“Ho male al braccio sinistro. Sarà infarto?”. Questo tipo di dolore viene comunemente associato all’infarto del miocardio, il danno più grave che il tessuto cardiaco possa subire. In realtà, nella maggior parte dei casi, il fastidio avvertito a carico di un arto superiore è dovuto a condizioni meno preoccupanti, come l’esito di una postura scorretta oppure un nervo del collo pizzicato.
Ma allora come possiamo riconoscere precocemente un infarto? «Premesso che una diagnosi certa può arrivare solamente con un parere specialistico sulla base di esami approfonditi, ci sono alcuni sintomi che non vanno mai sottovalutati, soprattutto quando si associano ai principali fattori di rischio cardiovascolare: ipertensione arteriosa, diabete, dislipidemia, obesità, tabagismo e familiarità per malattie cardiache», spiega il professor Francesco Vetta, professore di Cardiologia all’Università Medica Internazionale di Roma – UniCamillus e direttore dell’UOC di Cardiologia-UTIC presso l’Ospedale Santi Nicola e Filippo Avezzano. «Se un soggetto presenta una o più di queste condizioni, alcuni sintomi non vanno mai presi alla leggera, ma indagati tempestivamente con l’aiuto di un professionista».
• Dolore al braccio o toracico
Può accadere che l’infarto sia preceduto da un dolore che si irradia al braccio sinistro (talvolta anche alla mandibola) oppure da un dolore toracico o interscapolare, molto intenso.
«In entrambi i casi, la sintomatologia avvertita non si modifica con la postura, per cui non migliora né peggiora se ci alziamo in piedi, se ci sdraiamo, se ci ruotiamo su un fianco, se mastichiamo o se muoviamo il braccio. Qualunque variazione nell’intensità del dolore a seconda della postura assunta suggerisce un’origine extra-cardiaca, per esempio scheletrica o muscolare», descrive il professor Vetta. «Lo stesso vale per la respirazione: quando facciamo un respiro profondo, movimentiamo l’intera gabbia toracica e i suoi muscoli. Se il dolore intercostale si accentua durante l’atto respiratorio, è molto probabile che il cuore non c’entri».

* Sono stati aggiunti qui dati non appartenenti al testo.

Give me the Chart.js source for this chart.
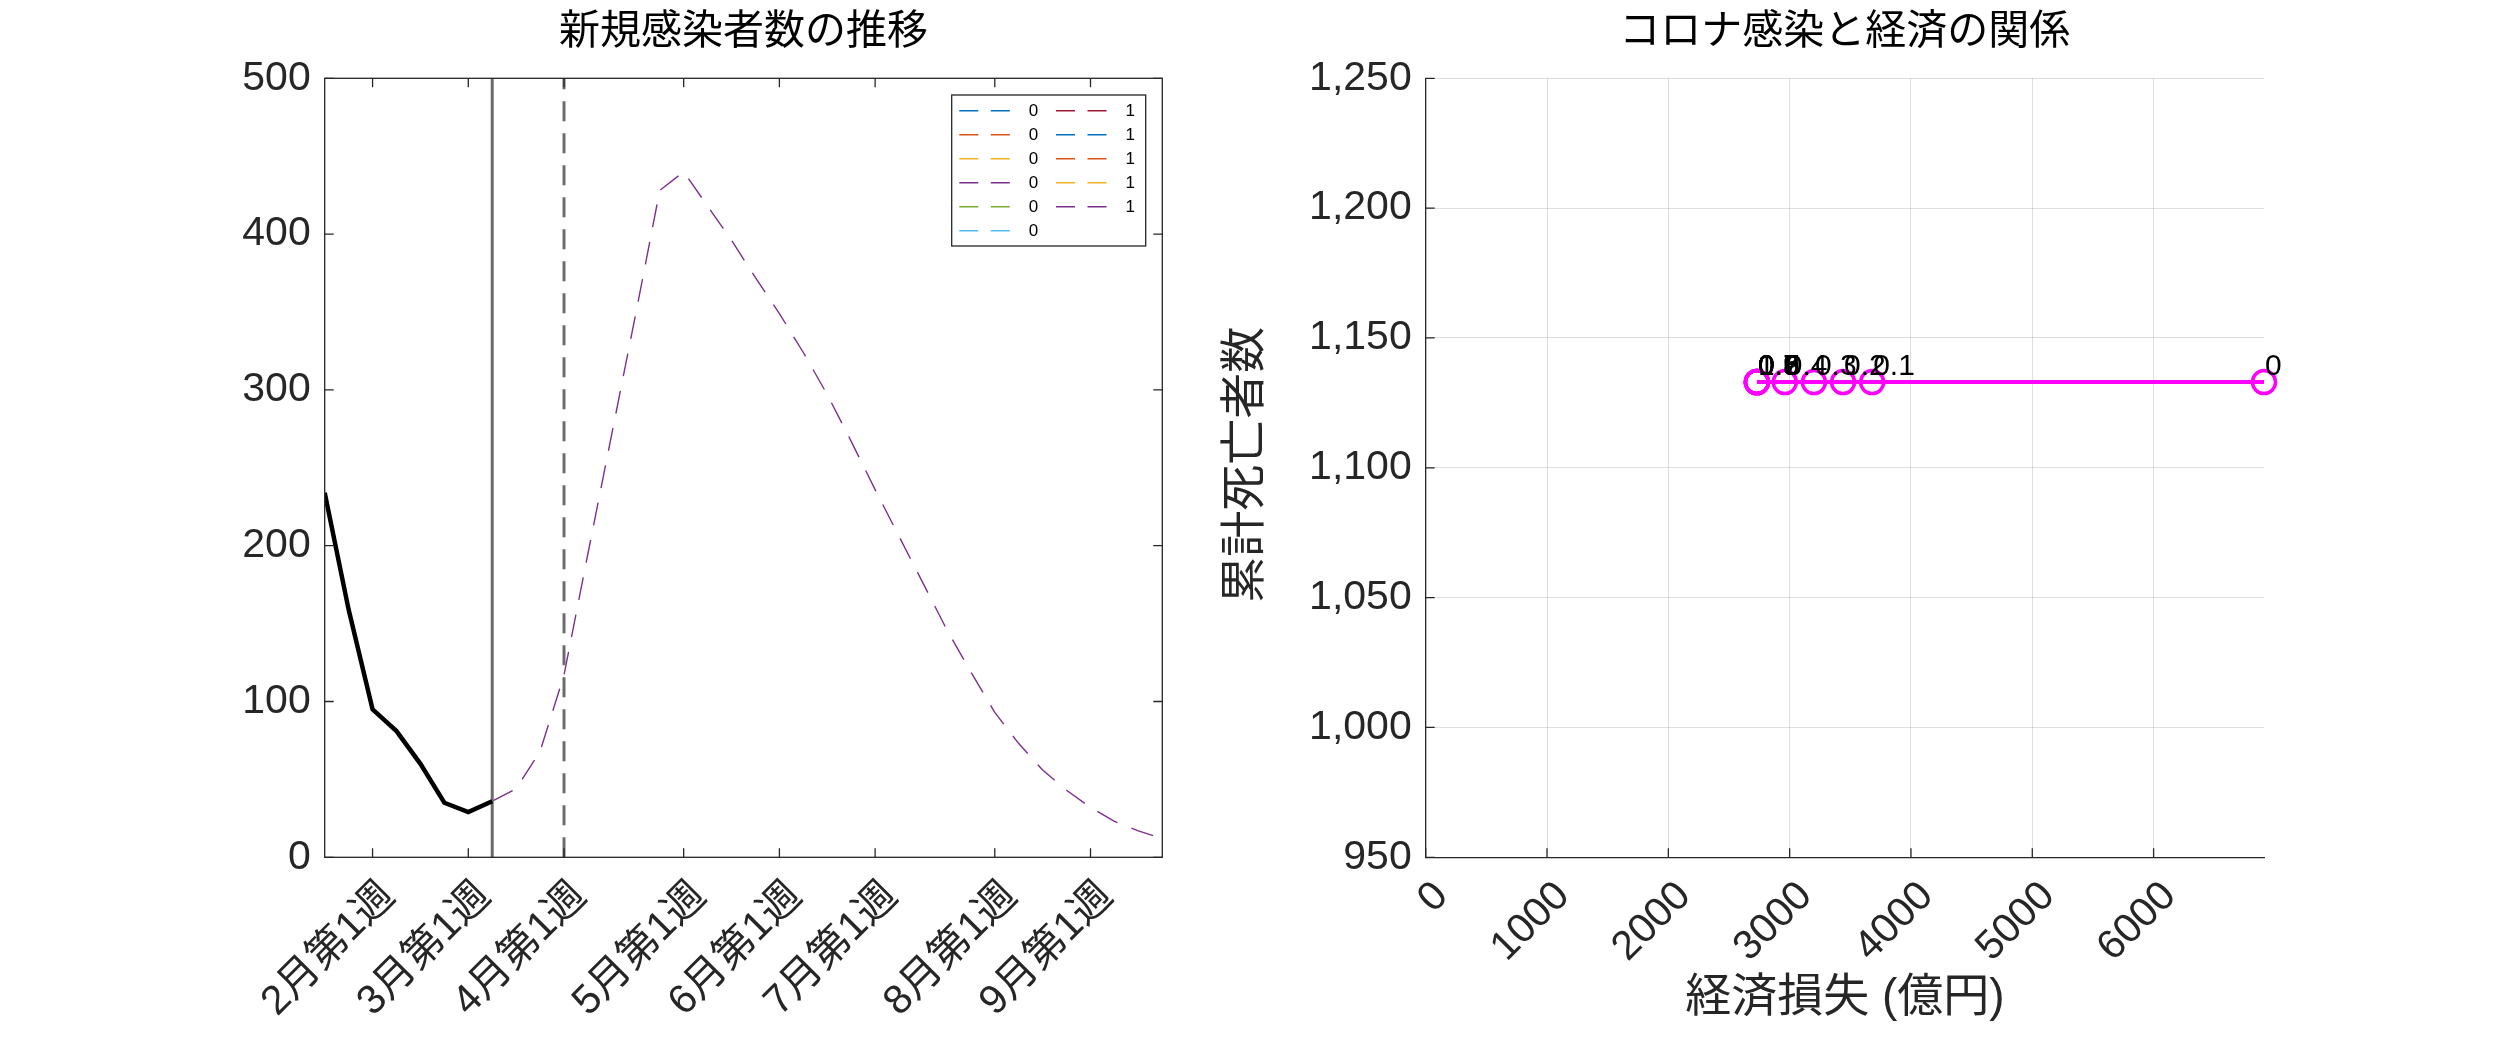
<!DOCTYPE html>
<html>
<head>
<meta charset="utf-8">
<script src="https://cdn.jsdelivr.net/npm/chart.js@4.4.0/dist/chart.umd.min.js"></script>
<style>
  html, body { margin: 0; padding: 0; background: #ffffff; }
  #wrap { position: relative; width: 2500px; height: 1042px; overflow: hidden; }
  canvas { position: absolute; top: 0; }
  #casesChart { left: 0; }
  #tradeoffChart { left: 1180px; }
</style>
</head>
<body>
<div id="wrap">
  <canvas id="casesChart" width="1180" height="1042"></canvas>
  <canvas id="tradeoffChart" width="1320" height="1042"></canvas>
</div>
<script>
// ---- left panel: weekly new cases ----
const weekTickPos = [2, 6, 10, 15, 19, 23, 28, 32];
const weekTickLabels = ['2月第1週', '3月第1週', '4月第1週', '5月第1週', '6月第1週', '7月第1週', '8月第1週', '9月第1週'];
const caseTicks = [0, 100, 200, 300, 400, 500];

const observedWeeks = [0, 1, 2, 3, 4, 5, 6, 7];
const observedCases = [234, 159, 95, 81, 60, 35, 29, 36];

const forecastWeeks = [7, 8, 9, 10, 11, 12, 13, 14, 15, 16, 17, 18, 19, 20, 21,
                       22, 23, 24, 25, 26, 27, 28, 29, 30, 31, 32, 33, 34, 35];
const forecastCases = [36, 44, 68, 117, 195, 272, 349, 428, 440, 418, 396, 372, 349, 324, 297,
                       267, 236, 206, 176, 146, 119, 93, 73, 56, 43, 32, 23, 17, 12];

// legend entries; only the last scenario's curve is visible in the picture
const scenarioLabels = ['0', '0', '0', '0', '0', '0', '1', '1', '1', '1', '1'];
const scenarioColors = ['#0072BD', '#D95319', '#EDB120', '#7E2F8E', '#77AC30', '#4DBEEE',
                        '#A2142F', '#0072BD', '#D95319', '#EDB120', '#7E2F8E'];
const visibleScenario = 10;

const currentWeek = 7;   // solid marker
const policyWeek = 10;   // dashed marker

// ---- right panel: infections vs economy ----
const lockdownLevels = ['1', '0.9', '0.8', '0.7', '0.6', '0.5', '0.4', '0.3', '0.2', '0.1', '0'];
const economicLoss = [2730, 2730, 2730, 2730, 2730, 2730, 2960, 3200, 3440, 3680, 6910];
const cumulativeDeaths = [1133, 1133, 1133, 1133, 1133, 1133, 1133, 1133, 1133, 1133, 1133];
const deathTicks = [950, 1000, 1050, 1100, 1150, 1200, 1250];
const lossTicks = [0, 1000, 2000, 3000, 4000, 5000, 6000];

const FONT = "'Liberation Sans', 'Noto Sans CJK JP', sans-serif";
const INK = '#262626';
const TICK_FONT = 41;

Chart.defaults.font.family = FONT;
Chart.defaults.color = INK;

// draws MATLAB-style inward tick marks (and optional box)
function drawInwardTicks(chart, box) {
  const ctx = chart.ctx;
  const a = chart.chartArea;
  const xs = chart.scales.x, ys = chart.scales.y;
  const len = 9;
  ctx.save();
  ctx.strokeStyle = INK;
  ctx.lineWidth = 1.3;
  ctx.beginPath();
  xs.ticks.forEach(t => {
    const px = xs.getPixelForValue(t.value);
    ctx.moveTo(px, a.bottom); ctx.lineTo(px, a.bottom - len);
    if (box) { ctx.moveTo(px, a.top); ctx.lineTo(px, a.top + len); }
  });
  ys.ticks.forEach(t => {
    const py = ys.getPixelForValue(t.value);
    ctx.moveTo(a.left, py); ctx.lineTo(a.left + len, py);
    if (box) { ctx.moveTo(a.right, py); ctx.lineTo(a.right - len, py); }
  });
  ctx.stroke();
  if (box) {
    ctx.strokeRect(a.left, a.top, a.right - a.left, a.bottom - a.top);
  }
  ctx.restore();
}

function drawTitle(chart, text) {
  const ctx = chart.ctx;
  const a = chart.chartArea;
  ctx.save();
  ctx.fillStyle = '#000000';
  ctx.font = '41px ' + FONT;
  ctx.textAlign = 'center';
  ctx.textBaseline = 'middle';
  ctx.fillText(text, (a.left + a.right) / 2, 33);
  ctx.restore();
}

const casesPlugin = {
  id: 'casesDecor',
  afterDraw(chart) {
    drawInwardTicks(chart, true);
    drawTitle(chart, '新規感染者数の推移');

    // legend: two columns, column-major
    const ctx = chart.ctx;
    const box = { left: 951.7, top: 95, right: 1145.7, bottom: 246 };
    ctx.save();
    ctx.fillStyle = '#ffffff';
    ctx.fillRect(box.left, box.top, box.right - box.left, box.bottom - box.top);
    ctx.strokeStyle = INK;
    ctx.lineWidth = 1.3;
    ctx.strokeRect(box.left, box.top, box.right - box.left, box.bottom - box.top);
    ctx.font = '17px ' + FONT;
    ctx.textBaseline = 'middle';
    ctx.textAlign = 'left';
    const perCol = 6;
    scenarioLabels.forEach((lab, i) => {
      const col = Math.floor(i / perCol);
      const row = i % perCol;
      const x0 = box.left + 7.6 + col * 96.7;
      const y = box.top + 15.7 + row * 24;
      ctx.strokeStyle = scenarioColors[i];
      ctx.lineWidth = 1.4;
      ctx.setLineDash([19, 12.5]);
      ctx.beginPath();
      ctx.moveTo(x0, y); ctx.lineTo(x0 + 51.5, y);
      ctx.stroke();
      ctx.setLineDash([]);
      ctx.fillStyle = '#000000';
      ctx.fillText(lab, x0 + 69.5, y + 1);
    });
    ctx.restore();
  }
};

const tradeoffPlugin = {
  id: 'tradeoffDecor',
  afterDraw(chart) {
    drawInwardTicks(chart, false);
    drawTitle(chart, 'コロナ感染と経済の関係');
    const ctx = chart.ctx;
    const a = chart.chartArea;
    ctx.save();
    ctx.fillStyle = INK;
    ctx.font = '46px ' + FONT;
    ctx.textAlign = 'center';
    ctx.textBaseline = 'middle';
    ctx.fillText('経済損失 (億円)', (a.left + a.right) / 2, 998);
    ctx.translate(66.5, (a.top + a.bottom) / 2 - 3);
    ctx.rotate(-Math.PI / 2);
    ctx.fillText('累計死亡者数', 0, 0);
    ctx.restore();

    // level labels next to each point
    const xs = chart.scales.x, ys = chart.scales.y;
    ctx.save();
    ctx.fillStyle = '#000000';
    ctx.font = '30px ' + FONT;
    ctx.textAlign = 'left';
    ctx.textBaseline = 'alphabetic';
    lockdownLevels.forEach((lab, i) => {
      const px = xs.getPixelForValue(economicLoss[i]);
      const py = ys.getPixelForValue(cumulativeDeaths[i]);
      ctx.fillText(lab, px + 1, py - 7);
    });
    ctx.restore();
  }
};

// ---------- left chart ----------
const scenarioSets = scenarioLabels.map((lab, i) => ({
  label: lab,
  data: i === visibleScenario ? forecastWeeks.map((w, k) => ({ x: w, y: forecastCases[k] })) : [],
  borderColor: scenarioColors[i],
  borderWidth: 1.4,
  borderDash: [23, 15],
  pointRadius: 0,
  tension: 0,
  order: 30 - i
}));

new Chart(document.getElementById('casesChart'), {
  type: 'line',
  data: {
    datasets: [
      {
        label: 'observed',
        data: observedWeeks.map((w, k) => ({ x: w, y: observedCases[k] })),
        borderColor: '#000000',
        borderWidth: 4.5,
        pointRadius: 0,
        tension: 0,
        order: 0
      },
      {
        label: 'current',
        data: [{ x: currentWeek, y: caseTicks[0] }, { x: currentWeek, y: caseTicks[caseTicks.length - 1] }],
        borderColor: '#6b6b6b',
        borderWidth: 3,
        pointRadius: 0,
        order: 1
      },
      {
        label: 'policy',
        data: [{ x: policyWeek, y: caseTicks[0] }, { x: policyWeek, y: caseTicks[caseTicks.length - 1] }],
        borderColor: '#6b6b6b',
        borderWidth: 3,
        borderDash: [20, 12],
        pointRadius: 0,
        order: 2
      },
      ...scenarioSets
    ]
  },
  options: {
    responsive: false,
    animation: false,
    events: [],
    layout: { padding: { left: 0, top: 78.3, right: 17.7, bottom: 0 } },
    plugins: { legend: { display: false }, tooltip: { enabled: false }, title: { display: false } },
    scales: {
      x: {
        type: 'linear',
        min: 0,
        max: 35,
        grid: { display: false, drawTicks: false },
        border: { display: false },
        afterBuildTicks: s => { s.ticks = weekTickPos.map(v => ({ value: v })); },
        afterFit: s => { s.height = 1042 - 857.3; },
        ticks: {
          autoSkip: false,
          minRotation: 45,
          maxRotation: 45,
          padding: 15,
          labelOffset: 16,
          color: INK,
          font: { size: TICK_FONT },
          callback: v => weekTickLabels[weekTickPos.indexOf(v)]
        }
      },
      y: {
        type: 'linear',
        min: caseTicks[0],
        max: caseTicks[caseTicks.length - 1],
        grid: { display: false, drawTicks: false },
        border: { display: false },
        afterBuildTicks: s => { s.ticks = caseTicks.map(v => ({ value: v })); },
        afterFit: s => { s.width = 324.7; },
        ticks: { padding: 14, color: INK, font: { size: TICK_FONT } }
      }
    }
  },
  plugins: [casesPlugin]
});

// ---------- right chart ----------
new Chart(document.getElementById('tradeoffChart'), {
  type: 'line',
  data: {
    datasets: [{
      label: 'tradeoff',
      data: economicLoss.map((v, i) => ({ x: v, y: cumulativeDeaths[i] })),
      borderColor: '#FF00FF',
      borderWidth: 4,
      pointStyle: 'circle',
      pointRadius: 11.5,
      pointBorderWidth: 3.5,
      pointBorderColor: '#FF00FF',
      pointBackgroundColor: 'rgba(0,0,0,0)',
      tension: 0,
      clip: false
    }]
  },
  options: {
    responsive: false,
    animation: false,
    events: [],
    layout: { padding: { left: 0, top: 78.3, right: 236, bottom: 0 } },
    plugins: { legend: { display: false }, tooltip: { enabled: false }, title: { display: false } },
    scales: {
      x: {
        type: 'linear',
        min: 0,
        max: economicLoss[economicLoss.length - 1],
        grid: { display: true, drawTicks: false, color: 'rgba(38,38,38,0.15)', lineWidth: 1 },
        border: { display: true, color: INK, width: 1.3 },
        afterBuildTicks: s => { s.ticks = lossTicks.map(v => ({ value: v })); },
        afterFit: s => { s.height = 1042 - 857.3; },
        ticks: {
          autoSkip: false,
          minRotation: 45,
          maxRotation: 45,
          padding: 15,
          labelOffset: 16,
          color: INK,
          font: { size: TICK_FONT },
          callback: v => String(v)
        }
      },
      y: {
        type: 'linear',
        min: deathTicks[0],
        max: deathTicks[deathTicks.length - 1],
        grid: { display: true, drawTicks: false, color: 'rgba(38,38,38,0.15)', lineWidth: 1 },
        border: { display: true, color: INK, width: 1.3 },
        afterBuildTicks: s => { s.ticks = deathTicks.map(v => ({ value: v })); },
        afterFit: s => { s.width = 245.7; },
        ticks: {
          padding: 14,
          color: INK,
          font: { size: TICK_FONT },
          callback: v => v.toLocaleString('en-US')
        }
      }
    }
  },
  plugins: [tradeoffPlugin]
});
</script>
</body>
</html>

In genere, poi, il dolore cardiaco è di tipo costrittivo, oppressivo, simile a una morsa e non si manifesta con fitte fulminee né si modifica con la digitopressione (se premiamo su diversi punti del braccio o del torace non si acutizza).
• Dolore epigastrico
Un fastidio localizzato nella regione centro-superiore dell’addome (epigastrio), poco sotto lo sterno, va sempre indagato, perché esistono degli infarti – cosiddetti di tipo inferiore o diaframmatici – che coinvolgono la porzione inferiore del cuore e possono provocare questo tipo di malessere.
«A confondere è il fatto che lo stesso dolore accomuna anche altre condizioni di salute, come una cattiva digestione, la malattia da reflusso gastroesofageo, la presenza di gastrite o una pancreatite», ammette il professor Vetta.
Una diagnosi certa può essere formulata solamente dallo specialista, ma in linea generale deve preoccupare sia il dolore di nuova insorgenza, senza causa apparente, sia quello atipico, che per esempio presenta caratteristiche diverse rispetto al solito (per esempio nei soggetti con gastrite o reflusso gastroesofageo) oppure non risponde alla terapia normalmente assunta per trattare la sintomatologia nell’arco di 20-30 minuti.
• Affanno respiratorio
Non va mai sottovalutata l’insorgenza di una spiacevole sensazione di fame d’aria o di una respirazione difficoltosa in seguito a qualche sforzo (come il sollevamento di un peso o l’aver fatto una rampa di scale o una camminata in salita). «Anche in assenza di dolore al petto, l’affanno respiratorio e una facile affaticabilità possono essere i segnali precoci di una patologia coronarica», avvisa il professor Vetta.
• Gli altri sintomi
Spesso, i pazienti con infarto del miocardio lamentano anche tosse persistente, sudorazione, nausea, vertigini, capogiri o senso di svenimento.
«Evitiamo i falsi allarmismi», tiene a precisare l’esperto. «È molto improbabile che uno solo di questi sintomi preannunci un infarto: piuttosto, possono insorgere come conseguenza secondaria dell’attacco cardiaco, ma non esistono regole precise. Più che fare congetture fai-da-te, è bene chiedere un parere al medico curante, che saprà indirizzarci verso ulteriori accertamenti o direttamente al pronto soccorso. In cardiologia, si usa spesso il detto “time is muscle” per affermare la necessità di un intervento quanto più precoce possibile nel paziente con infarto miocardico acuto, perché il fattore tempo è fondamentale nella prognosi».